Omit every picture, and retype the lines that run from the beginning of the data below through the line containing "0.03195, 0.0327, 0.03325];", inclusive.
───
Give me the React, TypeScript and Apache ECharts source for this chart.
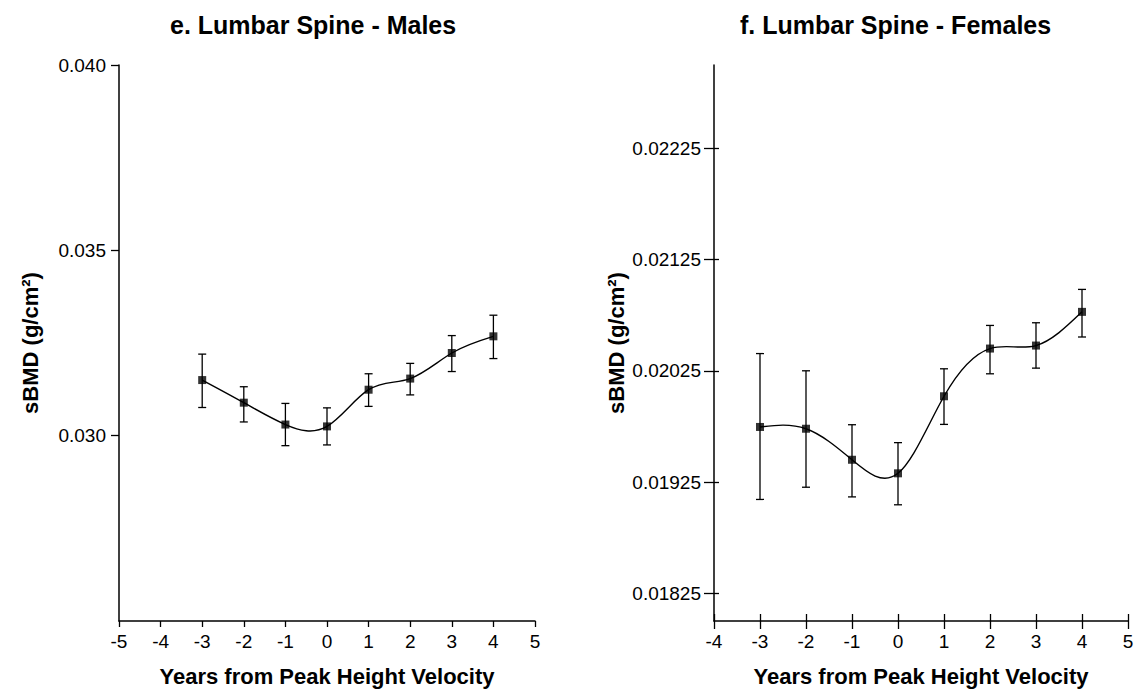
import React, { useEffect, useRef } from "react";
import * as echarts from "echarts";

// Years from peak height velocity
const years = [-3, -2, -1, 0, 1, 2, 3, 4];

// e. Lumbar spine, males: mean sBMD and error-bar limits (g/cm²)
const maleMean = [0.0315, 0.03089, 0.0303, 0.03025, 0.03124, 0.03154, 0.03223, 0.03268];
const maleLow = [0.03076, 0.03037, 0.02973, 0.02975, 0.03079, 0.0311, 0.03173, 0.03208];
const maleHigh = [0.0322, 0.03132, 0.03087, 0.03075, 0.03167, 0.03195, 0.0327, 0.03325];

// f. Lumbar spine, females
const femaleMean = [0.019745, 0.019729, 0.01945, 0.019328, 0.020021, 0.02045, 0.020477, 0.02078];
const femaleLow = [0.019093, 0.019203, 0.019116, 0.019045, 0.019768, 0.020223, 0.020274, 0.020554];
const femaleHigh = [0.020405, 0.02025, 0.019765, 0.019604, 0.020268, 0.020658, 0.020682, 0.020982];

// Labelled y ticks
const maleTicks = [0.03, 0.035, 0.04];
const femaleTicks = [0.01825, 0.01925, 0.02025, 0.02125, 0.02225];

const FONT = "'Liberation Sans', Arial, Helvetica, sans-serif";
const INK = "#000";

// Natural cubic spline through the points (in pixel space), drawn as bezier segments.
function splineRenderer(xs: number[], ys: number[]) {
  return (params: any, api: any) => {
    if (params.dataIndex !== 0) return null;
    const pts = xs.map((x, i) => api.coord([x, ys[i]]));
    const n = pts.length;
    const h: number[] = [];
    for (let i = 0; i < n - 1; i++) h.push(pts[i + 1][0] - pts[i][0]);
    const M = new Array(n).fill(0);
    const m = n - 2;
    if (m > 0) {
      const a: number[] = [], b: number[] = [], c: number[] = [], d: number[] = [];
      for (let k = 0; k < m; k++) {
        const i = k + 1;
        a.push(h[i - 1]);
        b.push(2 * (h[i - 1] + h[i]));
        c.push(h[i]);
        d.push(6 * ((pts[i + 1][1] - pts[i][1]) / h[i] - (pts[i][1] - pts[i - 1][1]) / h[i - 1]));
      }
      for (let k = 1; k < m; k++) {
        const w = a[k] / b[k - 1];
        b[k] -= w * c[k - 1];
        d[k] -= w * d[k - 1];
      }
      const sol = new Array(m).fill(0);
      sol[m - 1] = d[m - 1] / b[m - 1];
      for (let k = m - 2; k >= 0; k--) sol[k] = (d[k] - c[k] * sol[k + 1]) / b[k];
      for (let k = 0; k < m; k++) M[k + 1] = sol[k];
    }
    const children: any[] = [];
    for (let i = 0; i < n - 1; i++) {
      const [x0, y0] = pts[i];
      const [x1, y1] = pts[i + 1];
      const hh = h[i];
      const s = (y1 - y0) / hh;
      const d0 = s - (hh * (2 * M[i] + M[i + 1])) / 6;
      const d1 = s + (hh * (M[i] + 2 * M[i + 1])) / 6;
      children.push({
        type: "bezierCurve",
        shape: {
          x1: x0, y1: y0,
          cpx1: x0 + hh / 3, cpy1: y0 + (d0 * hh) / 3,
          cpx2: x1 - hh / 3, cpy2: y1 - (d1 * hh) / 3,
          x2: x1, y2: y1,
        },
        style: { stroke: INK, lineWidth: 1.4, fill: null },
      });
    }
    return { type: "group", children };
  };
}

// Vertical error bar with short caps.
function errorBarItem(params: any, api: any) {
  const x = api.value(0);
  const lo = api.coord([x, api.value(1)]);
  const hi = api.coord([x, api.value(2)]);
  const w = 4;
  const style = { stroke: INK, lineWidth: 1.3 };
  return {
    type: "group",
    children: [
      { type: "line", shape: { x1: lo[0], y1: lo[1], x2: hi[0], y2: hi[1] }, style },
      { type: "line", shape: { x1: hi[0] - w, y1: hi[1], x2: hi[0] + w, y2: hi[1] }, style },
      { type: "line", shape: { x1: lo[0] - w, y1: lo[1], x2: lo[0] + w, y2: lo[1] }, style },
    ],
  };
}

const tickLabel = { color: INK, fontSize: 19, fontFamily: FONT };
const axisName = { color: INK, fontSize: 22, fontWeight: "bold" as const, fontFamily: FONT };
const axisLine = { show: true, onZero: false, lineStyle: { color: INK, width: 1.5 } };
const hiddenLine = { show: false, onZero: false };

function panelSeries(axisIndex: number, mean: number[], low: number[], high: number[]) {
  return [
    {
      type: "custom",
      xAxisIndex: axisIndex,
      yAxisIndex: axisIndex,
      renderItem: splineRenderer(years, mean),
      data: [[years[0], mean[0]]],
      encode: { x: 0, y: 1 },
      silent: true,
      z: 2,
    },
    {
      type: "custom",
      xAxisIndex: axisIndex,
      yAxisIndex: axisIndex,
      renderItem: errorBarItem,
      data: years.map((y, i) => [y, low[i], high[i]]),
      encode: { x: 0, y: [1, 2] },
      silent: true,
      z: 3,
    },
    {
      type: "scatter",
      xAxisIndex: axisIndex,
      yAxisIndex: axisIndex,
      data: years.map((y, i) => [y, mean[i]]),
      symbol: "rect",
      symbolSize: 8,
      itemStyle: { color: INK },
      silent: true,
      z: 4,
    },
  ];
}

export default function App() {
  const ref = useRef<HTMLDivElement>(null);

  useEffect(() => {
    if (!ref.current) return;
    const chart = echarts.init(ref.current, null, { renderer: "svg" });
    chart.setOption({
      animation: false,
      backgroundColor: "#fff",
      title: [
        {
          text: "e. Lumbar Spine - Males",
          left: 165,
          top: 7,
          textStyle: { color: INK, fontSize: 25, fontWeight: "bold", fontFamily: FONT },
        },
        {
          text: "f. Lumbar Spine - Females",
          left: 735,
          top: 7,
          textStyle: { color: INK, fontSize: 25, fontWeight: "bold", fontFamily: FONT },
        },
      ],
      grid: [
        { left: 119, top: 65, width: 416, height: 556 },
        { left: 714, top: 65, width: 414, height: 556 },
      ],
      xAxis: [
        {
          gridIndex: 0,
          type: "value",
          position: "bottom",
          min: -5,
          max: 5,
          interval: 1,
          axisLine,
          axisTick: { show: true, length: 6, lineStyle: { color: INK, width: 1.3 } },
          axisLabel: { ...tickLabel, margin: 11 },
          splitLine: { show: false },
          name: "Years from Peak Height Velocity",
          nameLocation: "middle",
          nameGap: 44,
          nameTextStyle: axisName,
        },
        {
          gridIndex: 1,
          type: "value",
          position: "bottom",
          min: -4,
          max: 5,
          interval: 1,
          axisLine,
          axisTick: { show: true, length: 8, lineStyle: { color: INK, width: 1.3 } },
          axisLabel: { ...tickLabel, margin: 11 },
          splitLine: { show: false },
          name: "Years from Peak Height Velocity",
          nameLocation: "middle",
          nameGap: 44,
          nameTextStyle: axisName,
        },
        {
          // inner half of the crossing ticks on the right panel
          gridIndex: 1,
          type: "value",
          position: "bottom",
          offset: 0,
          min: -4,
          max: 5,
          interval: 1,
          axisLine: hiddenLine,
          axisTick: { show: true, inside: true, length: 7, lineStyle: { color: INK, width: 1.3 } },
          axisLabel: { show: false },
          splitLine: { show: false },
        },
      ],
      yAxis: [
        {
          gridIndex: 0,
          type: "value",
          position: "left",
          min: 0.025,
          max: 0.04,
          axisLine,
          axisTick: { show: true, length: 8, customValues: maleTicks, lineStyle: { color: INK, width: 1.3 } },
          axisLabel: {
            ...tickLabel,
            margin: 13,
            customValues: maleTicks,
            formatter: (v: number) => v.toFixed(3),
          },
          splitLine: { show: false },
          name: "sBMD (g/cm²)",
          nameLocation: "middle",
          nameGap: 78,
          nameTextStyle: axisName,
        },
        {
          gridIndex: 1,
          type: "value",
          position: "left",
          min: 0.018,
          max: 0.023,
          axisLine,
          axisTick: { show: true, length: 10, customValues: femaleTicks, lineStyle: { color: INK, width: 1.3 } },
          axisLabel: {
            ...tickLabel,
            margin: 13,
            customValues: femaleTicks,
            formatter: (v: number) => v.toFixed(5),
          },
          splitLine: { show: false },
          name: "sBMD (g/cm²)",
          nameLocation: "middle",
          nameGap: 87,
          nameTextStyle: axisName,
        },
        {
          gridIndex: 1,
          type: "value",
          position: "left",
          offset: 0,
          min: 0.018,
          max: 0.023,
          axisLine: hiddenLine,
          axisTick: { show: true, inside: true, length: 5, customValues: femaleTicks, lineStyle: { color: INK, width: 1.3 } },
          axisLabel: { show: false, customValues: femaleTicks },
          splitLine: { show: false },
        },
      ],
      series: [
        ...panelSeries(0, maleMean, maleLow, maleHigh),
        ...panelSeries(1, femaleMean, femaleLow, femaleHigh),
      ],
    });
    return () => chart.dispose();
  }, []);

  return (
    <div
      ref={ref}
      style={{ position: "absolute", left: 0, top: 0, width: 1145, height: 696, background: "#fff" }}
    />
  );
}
───
§ Output of the task
Give me the React, TypeScript and Apache ECharts source for this chart.
import React, { useEffect, useRef } from "react";
import * as echarts from "echarts";

// Years from peak height velocity
const years = [-3, -2, -1, 0, 1, 2, 3, 4];

// e. Lumbar spine, males: mean sBMD and error-bar limits (g/cm²)
const maleMean = [0.0315, 0.03089, 0.0303, 0.03025, 0.03124, 0.03154, 0.03223, 0.03268];
const maleLow = [0.03076, 0.03037, 0.02973, 0.02975, 0.03079, 0.0311, 0.03173, 0.03208];
const maleHigh = [0.0322, 0.03132, 0.03087, 0.03075, 0.03167, 0.03195, 0.0327, 0.03325];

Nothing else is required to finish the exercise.